A timely reminder [Ed Krayewski, Reason] Appallingly, some unions have won provisions forbidding authorities from interviewing an officer charged with misconduct until days after an incident, which means a lawyered-up officer can, if so inclined, hold back from committing to a story until it becomes clearer what story is convenient. Krayewski:
Whether Ferguson’s police chief or mayor are actually interested in firing this cop is hardly known. But in the current situation, their hands are tied by an intricate system of legal protections built for cops around the country. Firing Michael Brown’s killer would not make him guilty of murder. That’s what jury trials are for in this free country. But cops, who are authorized by the government to use violence to attain their goals, ought to be held to a higher standard than everyday criminals, not lower ones. A job is a privilege, not a right.
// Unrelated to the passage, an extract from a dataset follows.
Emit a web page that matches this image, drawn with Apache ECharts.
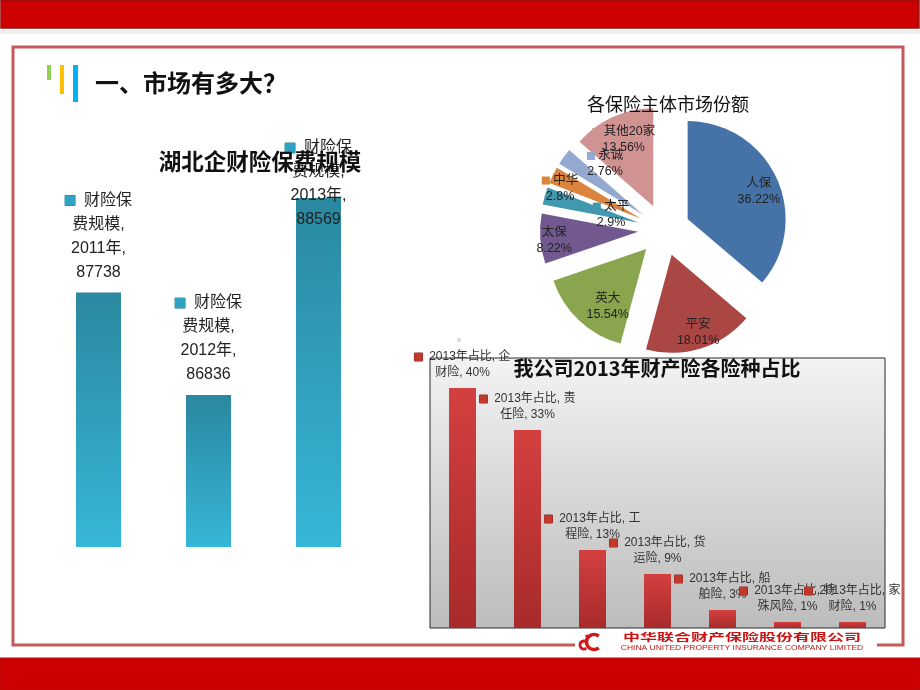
<!DOCTYPE html>
<html>
<head>
<meta charset="utf-8">
<script src="https://cdn.jsdelivr.net/npm/echarts@6/dist/echarts.min.js"></script>
<style>
  html,body{margin:0;padding:0;background:#fff;}
  #main{width:920px;height:690px;}
</style>
</head>
<body>
<div id="main"></div>
<script>
// 湖北企财险保费规模
var years = ['2011年', '2012年', '2013年'];
var premium = [87738, 86836, 88569];
var premiumName = '财险保费规模';

// 各保险主体市场份额
var shareNames = ['人保', '平安', '英大', '太保', '太平', '中华', '永诚', '其他20家'];
var shareValues = [36.22, 18.01, 15.54, 8.22, 2.9, 2.8, 2.76, 13.56];

// 我公司2013年财产险各险种占比
var lineNames = ['企财险', '责任险', '工程险', '货运险', '船舶险', '特殊风险', '家财险'];
var lineValues = [40, 33, 13, 9, 3, 1, 1];
var lineSeriesName = '2013年占比';

var FONT = '"Liberation Sans","Noto Sans CJK SC",sans-serif';
var pieColors = ['#4572a7', '#aa4643', '#89a54e', '#71588f', '#4198af', '#db843d', '#93a9cf', '#d19392'];
var pieSquare = [false, false, false, false, true, true, true, true];
// label nudges (px) so they sit like the original slide
var pieShift = [[24, -6], [11, 28], [-3, 20], [-32, 5], [22, 6], [-34, -7], [4, -20], [-8, -19]];

var chart = echarts.init(document.getElementById('main'));

var tealGrad = new echarts.graphic.LinearGradient(0, 0, 0, 1, [
  {offset: 0, color: '#2a889f'}, {offset: 1, color: '#37b6d8'}
]);
var redGrad = new echarts.graphic.LinearGradient(0, 0, 0, 1, [
  {offset: 0, color: '#d44040'}, {offset: 1, color: '#a82a2a'}
]);

var pieRich = {};
pieColors.forEach(function (c, i) {
  pieRich['s' + i] = {width: 8, height: 8, backgroundColor: c};
  });
pieRich.t = {fontSize: 12.5, color: '#222', fontFamily: FONT, lineHeight: 16};

var option = {
  animation: false,
  backgroundColor: '#fff',
  grid: [
    {left: 43.5, right: 546.5, top: 149, bottom: 143, show: false},
    {left: 430, right: 35, top: 358, bottom: 62, show: true,
      borderColor: '#2a2a2a', borderWidth: 1,
      backgroundColor: new echarts.graphic.LinearGradient(0, 0, 0, 1, [
        {offset: 0, color: '#f3f3f3'}, {offset: 1, color: '#bcbcbc'}
      ])}
  ],
  xAxis: [
    {gridIndex: 0, type: 'category', data: years, show: false},
    {gridIndex: 1, type: 'category', data: lineNames, show: false}
  ],
  yAxis: [
    {gridIndex: 0, type: 'value', min: 85500, max: 89000, show: false},
    {gridIndex: 1, type: 'value', min: 0, max: 45, show: false}
  ],
  series: [
    {
      type: 'bar', name: premiumName, xAxisIndex: 0, yAxisIndex: 0,
      data: premium, barWidth: 45,
      itemStyle: {color: tealGrad},
      label: {
        show: true, position: 'top', distance: 8,
        formatter: function (p) {
          return '{sq|}  ' + premiumName.slice(0, 3) + '\n' + premiumName.slice(3) + ',\n' + p.name + ',\n' + p.value;
        },
        fontSize: 16, lineHeight: 24, color: '#222', fontFamily: FONT,
        rich: {sq: {width: 10, height: 10, backgroundColor: '#2fa3c2', borderColor: '#2a7f94', borderWidth: 0.5}}
      },
      // keep labels inside the slide area, like the original does for 2013
      labelLayout: function (p) {
        var top = p.labelRect.y;
        if (top < 136) return {dy: 136 - top};
        return {};
      }
    },
    {
      type: 'bar', name: lineSeriesName, xAxisIndex: 1, yAxisIndex: 1,
      data: lineValues, barWidth: 27,
      itemStyle: {color: redGrad},
      label: {
        show: true, position: 'top', distance: 7,
        formatter: function (p) {
          return '{sq|}  ' + lineSeriesName + ', ' + p.name.slice(0, 1) + '\n' + p.name.slice(1) + ', ' + p.value + '%';
        },
        fontSize: 12, lineHeight: 16, color: '#333', fontFamily: FONT,
        rich: {sq: {width: 8, height: 8, backgroundColor: '#c0392b', borderColor: '#8e2020', borderWidth: 0.5}}
      }
    },
    {
      type: 'pie', name: '各保险主体市场份额',
      center: [664, 230], radius: 98,
      selectedMode: 'multiple', selectedOffset: 26,
      data: shareNames.map(function (n, i) {
        return {name: n, value: shareValues[i], selected: true, itemStyle: {color: pieColors[i]}};
      }),
      label: {
        show: true, position: 'inside',
        formatter: function (p) {
          var sq = pieSquare[p.dataIndex] ? '{s' + p.dataIndex + '|} ' : '';
          return sq + '{t|' + p.name + '}\n{t|' + p.value + '%}';
        },
        rich: pieRich
      },
      labelLayout: function (p) {
        var s = pieShift[p.dataIndex];
        return {dx: s[0], dy: s[1]};
      },
      labelLine: {show: false},
      emphasis: {disabled: true},
      select: {itemStyle: {borderWidth: 0}}
    }
  ],
  graphic: [
    // top band
    {type: 'rect', shape: {x: 0, y: 30, width: 920, height: 4}, style: {fill: '#f0f0f0'}},
    {type: 'rect', shape: {x: 1, y: 0, width: 918, height: 28}, style: {fill: '#cc0000', stroke: '#9a1010', lineWidth: 1.5}},
    // bottom band
    {type: 'rect', shape: {x: 0, y: 658, width: 920, height: 32}, style: {fill: '#cc0000', stroke: '#b31010', lineWidth: 1}},
    // frame
    {type: 'polyline', shape: {points: [[575, 645], [13, 645], [13, 47], [903, 47], [903, 645], [877, 645]]},
      style: {stroke: '#c55a5a', lineWidth: 3, fill: null}},
    // title bars
    {type: 'rect', shape: {x: 47, y: 65, width: 4, height: 15}, style: {fill: '#92d050'}},
    {type: 'rect', shape: {x: 60, y: 65, width: 4, height: 29}, style: {fill: '#ffc000'}},
    {type: 'rect', shape: {x: 73, y: 65, width: 5, height: 37}, style: {fill: '#00b0f0'}},
    {type: 'text', x: 95, y: 83, style: {text: '一、市场有多大？', fill: '#111', font: 'bold 24px "Noto Sans CJK SC"', textVerticalAlign: 'middle'}},
    // chart titles
    {type: 'text', z: 100, x: 260, y: 161, style: {text: '湖北企财险保费规模', fill: '#111', font: 'bold 22.5px "Noto Sans CJK SC"', textAlign: 'center', textVerticalAlign: 'middle'}},
    {type: 'text', z: 100, x: 668, y: 104, style: {text: '各保险主体市场份额', fill: '#111', font: '18px "Noto Sans CJK SC"', textAlign: 'center', textVerticalAlign: 'middle'}},
    {type: 'text', z: 100, x: 657, y: 368, style: {text: '我公司2013年财产险各险种占比', fill: '#111', font: 'bold 20px "Noto Sans CJK SC"', textAlign: 'center', textVerticalAlign: 'middle'}},
    // stray marker
    {type: 'rect', shape: {x: 457, y: 338, width: 4, height: 4}, style: {fill: '#dddddd'}},
    // logo
    {type: 'arc', shape: {cx: 594, cy: 642, r: 7.5, startAngle: Math.PI * 0.28, endAngle: Math.PI * 1.72, clockwise: true},
      style: {stroke: '#d01818', lineWidth: 3.5, fill: null}},
    {type: 'arc', shape: {cx: 584, cy: 645, r: 4, startAngle: Math.PI * 0.3, endAngle: Math.PI * 1.7, clockwise: true},
      style: {stroke: '#d01818', lineWidth: 3, fill: null}},
    {type: 'circle', shape: {cx: 587, cy: 636, r: 1.6}, style: {fill: '#d01818'}},
    {type: 'text', x: 742, y: 637, scaleY: 0.6,
      style: {text: '中华联合财产保险股份有限公司', fill: '#c81414', font: 'bold 17px "Noto Sans CJK SC"', textAlign: 'center', textVerticalAlign: 'middle'}},
    {type: 'text', x: 742, y: 648, scaleY: 0.8,
      style: {text: 'CHINA UNITED PROPERTY INSURANCE COMPANY LIMITED', fill: '#c81414', font: '8.5px "Liberation Sans"', textAlign: 'center', textVerticalAlign: 'middle'}}
  ]
};

chart.setOption(option);
</script>
</body>
</html>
We’ve run many items over the years on this theme, including: Connecticut officer reinstated with back pay after “covering up a hit and run crash involving a fellow officer [she] was involved in a relationship with,” and police union “defends Denver cop fired for driving drunk at 143 mph”; union saves job of officer who planted white powder on suspect in a drug arrest, also in Connecticut; the comprehensively bad “Law Enforcement Officer’s Bill of Rights” package enacted in many states; etc. And closely related, from Ken White at Popehat: “Don’t Give Special Rights To Anybody! Oh, Except Cops. That’s Cool”; J.D. Tuccille, Reason.